International Papers

Death of a Charismatic Monster

Angolan strongman Jonas Savimbi, killed last Friday by government troops, was, according to France’s Le Monde, “a mirror of the international community’s inconsistency.” In his 36 years of armed struggle, Savimbi was, variously, a resistance hero in the fight against Portuguese colonialism, a Maoist inspired by Che Guevara, the toast of Ronald Reagan’s White House during the Cold War, a “servant of apartheid” during the 1980s, and ultimately a pariah stung by U.N. sanctions. A couple of British obituaries presented Savimbi as the anti-Mandela. The Guardian said he was “for 20 years, a figure as important in southern Africa as Nelson Mandela, and as negative a force as Mandela was positive.” The Independent declared, “Savimbi was closer to Robert Mugabe than to Nelson Mandela.”

The Independent seemed almost to admire Savimbi’s constant drive for power: “History may say that at least he was honest. His ambition was summed up in the title and motto of his movement. The National Union for the Total Independence of Angola, Unita, stood for Socialism, Democracy and Negritude.” As the Independent saw it, Savimbi and his dark-skinned southern comrades simply wanted to overthrow the mixed-race Portuguese-speaking urban elite who “traded slaves and fed off Africa but always resented Portuguese imperial rule and taxes.” During the war of independence, these anti-imperialists formed the MPLA and allied with the Soviet Union.
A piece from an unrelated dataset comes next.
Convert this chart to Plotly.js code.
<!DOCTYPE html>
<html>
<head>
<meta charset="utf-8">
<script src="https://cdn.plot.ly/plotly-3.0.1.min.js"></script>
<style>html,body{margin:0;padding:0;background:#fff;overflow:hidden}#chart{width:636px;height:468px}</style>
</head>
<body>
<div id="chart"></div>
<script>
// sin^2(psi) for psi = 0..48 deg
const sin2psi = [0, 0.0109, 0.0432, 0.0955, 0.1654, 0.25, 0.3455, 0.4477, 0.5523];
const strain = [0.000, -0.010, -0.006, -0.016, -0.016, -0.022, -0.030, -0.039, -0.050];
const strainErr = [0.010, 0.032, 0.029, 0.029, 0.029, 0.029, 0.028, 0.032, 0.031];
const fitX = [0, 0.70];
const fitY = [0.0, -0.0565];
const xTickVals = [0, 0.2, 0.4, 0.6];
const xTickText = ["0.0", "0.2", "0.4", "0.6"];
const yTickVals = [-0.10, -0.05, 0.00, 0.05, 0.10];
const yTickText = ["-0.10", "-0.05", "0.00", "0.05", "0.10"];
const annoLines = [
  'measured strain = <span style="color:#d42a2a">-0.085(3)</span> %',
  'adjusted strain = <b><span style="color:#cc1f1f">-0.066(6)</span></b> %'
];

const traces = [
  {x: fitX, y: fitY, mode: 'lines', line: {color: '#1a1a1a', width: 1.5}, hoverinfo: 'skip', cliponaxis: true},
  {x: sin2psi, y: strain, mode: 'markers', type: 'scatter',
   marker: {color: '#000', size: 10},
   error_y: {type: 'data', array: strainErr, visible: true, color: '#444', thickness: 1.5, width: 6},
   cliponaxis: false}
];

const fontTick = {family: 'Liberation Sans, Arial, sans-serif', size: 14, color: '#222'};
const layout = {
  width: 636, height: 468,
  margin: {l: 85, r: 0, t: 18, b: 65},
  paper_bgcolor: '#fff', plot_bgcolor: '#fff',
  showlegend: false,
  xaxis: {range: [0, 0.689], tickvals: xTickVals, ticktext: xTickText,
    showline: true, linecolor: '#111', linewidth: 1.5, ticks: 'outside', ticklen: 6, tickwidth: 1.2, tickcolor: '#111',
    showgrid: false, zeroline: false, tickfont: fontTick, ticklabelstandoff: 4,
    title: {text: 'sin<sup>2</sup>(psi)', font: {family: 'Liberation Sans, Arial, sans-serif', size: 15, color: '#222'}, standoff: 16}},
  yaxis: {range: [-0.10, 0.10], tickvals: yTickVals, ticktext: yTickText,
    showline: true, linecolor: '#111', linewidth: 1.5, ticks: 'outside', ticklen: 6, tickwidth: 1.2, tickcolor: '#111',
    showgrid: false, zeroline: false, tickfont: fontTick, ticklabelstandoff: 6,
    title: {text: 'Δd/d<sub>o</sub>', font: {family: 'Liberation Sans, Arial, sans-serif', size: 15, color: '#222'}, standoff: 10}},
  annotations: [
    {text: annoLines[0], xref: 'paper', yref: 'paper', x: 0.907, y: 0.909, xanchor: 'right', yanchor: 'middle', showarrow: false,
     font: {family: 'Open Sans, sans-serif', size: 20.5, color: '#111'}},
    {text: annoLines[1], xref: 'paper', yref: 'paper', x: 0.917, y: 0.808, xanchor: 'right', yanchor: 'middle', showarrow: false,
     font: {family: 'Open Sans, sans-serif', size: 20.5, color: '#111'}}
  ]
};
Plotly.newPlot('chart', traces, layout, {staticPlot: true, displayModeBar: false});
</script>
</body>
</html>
In the 27 years since Angola gained its independence, Savimbi’s UNITA never gave up its fight against MPLA, which currently rules the country.

For the Guardian, this was revisionist nonsense. Savimbi “was a willing tool of the cold war, the key figure in America’s and apartheid South Africa’s destruction of independent Angola’s nationalist ambitions, and responsible for suffering and death on a scale barely comprehensible outside his ruined country.” His forces, bankrolled by the CIA and white South Africa, “sabotaged” much of Angola during the 1980s: “Swathes of the countryside were cut off from agriculture by minefields, mine victims and malnourished children swamped the hospitals and tens of thousands of children were also kidnapped by Unita troops.”

Everyone agreed Savimbi was a charming monster. The Financial Times described Savimbi as “one of Africa’s most awesomely charismatic politicians of past decades,” whose “genius lay in persuading western governments during the cold war that his brutal rebel movement, styled on Maoist principles, was in fact a group of pro-capitalist freedom fighters battling a dangerous communist threat.” The Times called him as “a charismatic nationalist,” who “had become, by the time of his death, the single biggest obstacle to peace, a symbol of the corrupting influence of ambition, mineral wealth and the grinding brutality of war.”

Despite a consensus that Savimbi’s death can only help the prospects for peace in Angola, the Independent warned, “[F]or brutal cynicism the MPLA government was a match for Savimbi, letting thousands of people starve or forcing them back to their mine-seeded villages. The death of Savimbi removes only one scourge of the people of Angola.”